The smoke came from a fire Nieves had intentionally set and that killed all four of her daughters, authorities say.

"Why didn't you get out of the house?" Deputy Dist. Atty. Beth Silverman asked.

The teenager replied he had "believed" in the woman now sitting diagonally across from him in court.

"I did what my mother did, did what she told me to do," he said.

As the boy testified, he occasionally glanced toward his mother, then quickly averted his eyes from her. Wednesday marked the first time the mother and son have seen each other since the July 1998 fire at their Saugus home.

In the case before San Fernando Superior Court Judge L. Jeffrey Wiatt, Sandi Nieves is charged with four counts of first-degree murder in the deaths of Kristl and Jaqlene Folden, 5 and 7, respectively, and 11-year-old Rashel and 12-year-old Nikolet Folden-Nieves, who died from smoke inhalation. She also faces charges of attempted murder of David, and arson causing great bodily injuries.
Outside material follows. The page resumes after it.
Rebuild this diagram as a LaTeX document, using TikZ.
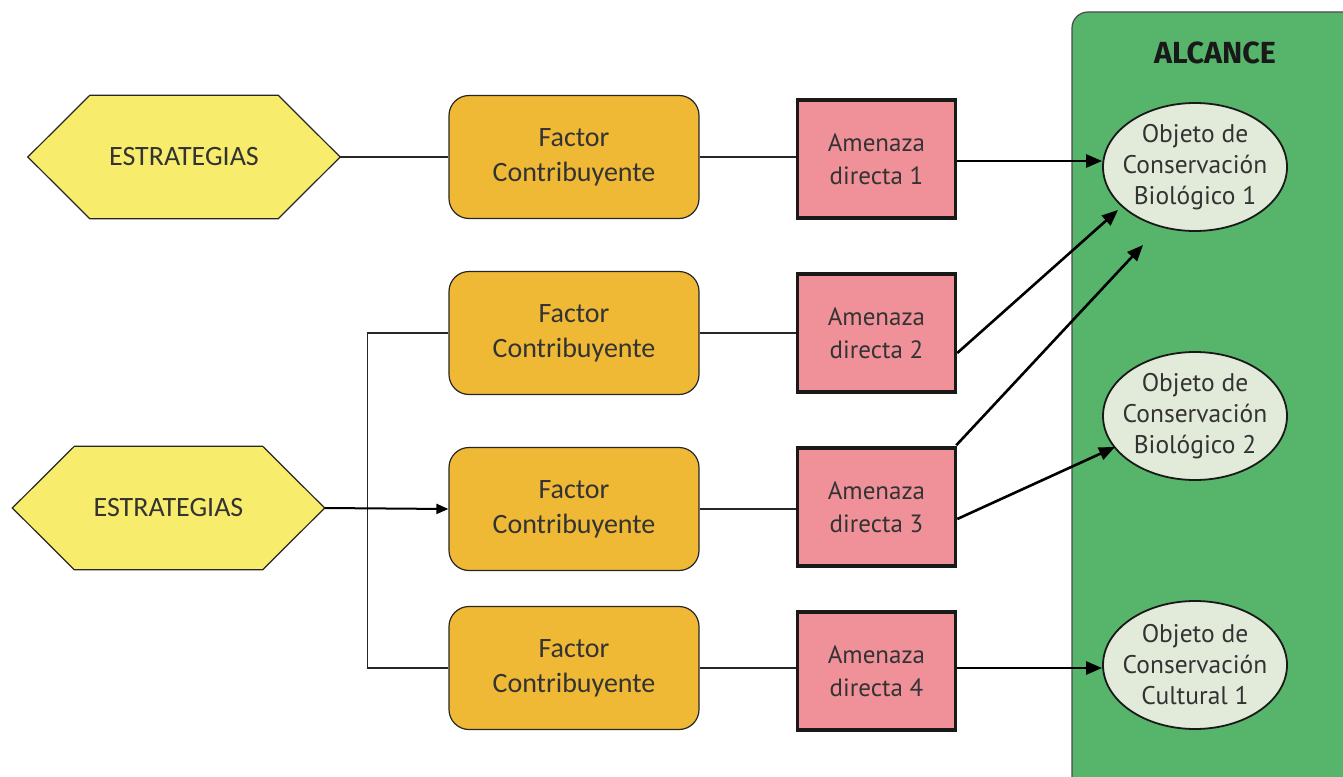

The 36-year-old woman faces a possible death penalty if convicted.

The boy, who was 14 at the time of the fire, also said Wednesday he heard his sisters cough from the smoke, and one girl ask if she could go to the bathroom to throw up.

Their mother said no, to stay where she was and to throw up on the floor, the boy testified.

As the only survivor of the house fire other than the defendant, the boy's testimony is pivotal for prosecutors as well as the defense.

Prosecutors allege Nieves gathered her children in the kitchen and then started a fire in an effort to kill them and commit suicide. Nieves was desperate, angry and vengeful, they argued, toward the men in her life--including an ex-boyfriend who had dumped her and an ex-husband with whom she was engaged in a custody battle.

Deputy Public Defender Howard Waco contends that Nieves lacked criminal intent and has suggested that David--who cooperated with prosecutors before the trial but not his mother's defense--might have been the one who spilled gasoline onto the hallway carpet and started the fire.

When questioned by Waco, the boy said his mother told him and his sisters they were having a slumber party in the kitchen, a room containing a television, VCR, and several pets in a room the family also used as a den. It was something she had never done before, he said. The children watched movies and then fell asleep.

He was suddenly shaken awake in the middle of the night by his mother, he said, who told him there was smoke in the house.

"She told us to put our faces into the blankets, so we wouldn't breathe in smoke," said the teenager, as his mother sniffled audibly. "She told me to stay inside because the smoke could be coming from the outside."

He then passed out, he said. When he awoke later in the night he went to the refrigerator to drink some grape juice, he testified.

The open refrigerator door cast light into the dark room, and he saw his sisters lying on the floor with bubbles coming out of their mouths and their mother lying next to them, he said.

When he went to the bathroom, he noticed the door and the hall carpet were burned, he said, and realized there had been a fire inside the house.

The teenager said he did not try to wake his mother and sisters or call 911, explaining: "I normally don't do things without asking her."

Waco tried to portray Nieves as a doting and caring mother who regularly drove her children to piano lessons, athletic events and church activities but that her oldest child might have resented her because she was a strict parent.

Nieves made her children do chores, restricted their phone use and made the family move from Perris to Saugus, the boy said, adding that he had missed his old friends.

A week or two before the fire, the boy testified, his mother exhibited some unusual behavior. She allowed her children to dye or bleach their hair, he said, and she also got a tattoo of a cat on her chest.

On Wednesday, the families and friends of Fernando Nieves, the father of David and two older girls, and David Folden, father of the two younger girls who at one time had adopted the Nieves children before a bitter divorce from Sandi, packed the courtroom.

They declined to answer questions and issued a written statement urging that David's privacy be respected: "Remember that he is now a young man who has been through a tragedy, the magnitude of which no one, especially a child, should be forced to deal with in their lifetime."